What you have to do | Sift the material for lines containing "with", and return them.
-------- Data provided --------
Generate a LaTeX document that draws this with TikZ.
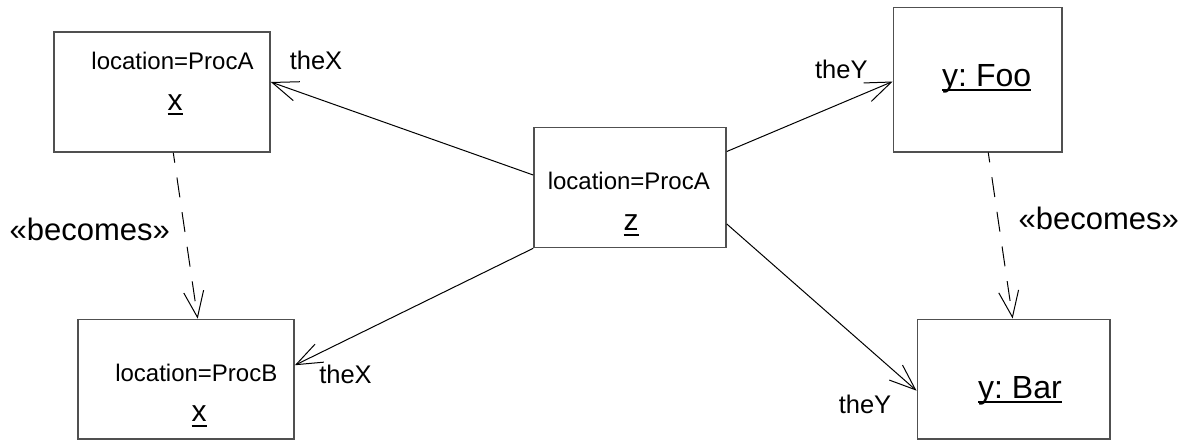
\documentclass[tikz,border=0pt]{standalone}
\usepackage{fontspec}
\setmainfont{Liberation Sans}
\usetikzlibrary{arrows.meta}
\frenchspacing

% underlined object name with a heavy rule just under the baseline
\newcommand\objname[1]{\setbox0\hbox{#1}\rlap{\rule[-5pt]{\wd0}{2.2pt}}\box0}

\begin{document}
\begin{tikzpicture}[x=1pt, y=-1pt,
  objbox/.style={draw={rgb,255:red,80;green,80;blue,80}, line width=1.6pt,
    inner sep=0pt, fill=white},
  attrtext/.style={anchor=base, inner sep=0pt, font=\fontsize{24}{28}\selectfont},
  objtext/.style={anchor=base, inner sep=0pt, font=\fontsize{30}{34}\selectfont},
  roletext/.style={anchor=base, inner sep=0pt, font=\fontsize{25.5}{30}\selectfont},
  stereotext/.style={anchor=base, inner sep=0pt, font=\fontsize{31}{35}\selectfont},
  assoc/.style={draw=black, line width=1pt,
    -{Straight Barb[length=26pt, width=20pt, line width=1pt]}},
  becomesdep/.style={assoc, dash pattern=on 20pt off 15pt, dash phase=10pt}]

\useasboundingbox (0,0) rectangle (1189,440);

% object boxes
\node[objbox, minimum width=216pt, minimum height=120pt]   (A)   at (162,92) {};
\node[objbox, minimum width=216pt, minimum height=119.5pt] (B)   at (186,379.25) {};
\node[objbox, minimum width=192pt, minimum height=120pt]   (Z)   at (630,187.5) {};
\node[objbox, minimum width=168.5pt, minimum height=144.4pt] (Foo) at (977.75,79.5) {};
\node[objbox, minimum width=192.7pt, minimum height=119.7pt] (Bar) at (1013.65,379.15) {};

% box contents
\node[attrtext] (Aloc) at (172.5,69.3) {location=ProcA};
\node[objtext] (Aname) at (175,110) {\objname{x}};
\node[attrtext] (Bloc) at (196.3,381) {location=ProcB};
\node[objtext] (Bname) at (199.2,421.7) {\objname{x}};
\node[attrtext] (Zloc) at (628.8,189) {location=ProcA};
\node[objtext] (Zname) at (631,230.7) {\objname{z}};
\node[objtext, font=\fontsize{32}{36}\selectfont] (Fooname) at (986.7,86) {\objname{y: Foo}};
\node[objtext, font=\fontsize{32}{36}\selectfont] (Barname) at (1020,398.3) {\objname{y: Bar}};

% links from z
\draw[assoc] ([yshift=12.5pt]Z.west) -- ([yshift=10pt]A.east);
\draw[assoc] (Z.south west) -- ([yshift=14pt]B.east);
\draw[assoc] ([yshift=36pt]Z.east) -- ([yshift=-2pt]Foo.west);
\draw[assoc] ([yshift=-36.5pt]Z.east) -- ([yshift=-11.5pt]Bar.west);

% becomes dependencies
\draw[becomesdep] ([xshift=11.3pt]A.south) -- ([xshift=11.7pt]B.north);
\draw[becomesdep] ([xshift=10.5pt]Foo.south) -- ([xshift=-1pt]Bar.north);

% role names
\node[roletext] (rA) at (316,69.3) {theX};
\node[roletext] (rB) at (345.5,383.3) {theX};
\node[roletext] (rF) at (841.3,78.3) {theY};
\node[roletext] (rR) at (865,413.3) {theY};

% stereotypes
\node[stereotext] (sL) at (89.7,240.7) {«becomes»};
\node[stereotext] (sR) at (1098.8,229.3) {«becomes»};
\end{tikzpicture}
\end{document}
--------
Answer to this problem |
Generate a LaTeX document that draws this with TikZ.
% underlined object name with a heavy rule just under the baseline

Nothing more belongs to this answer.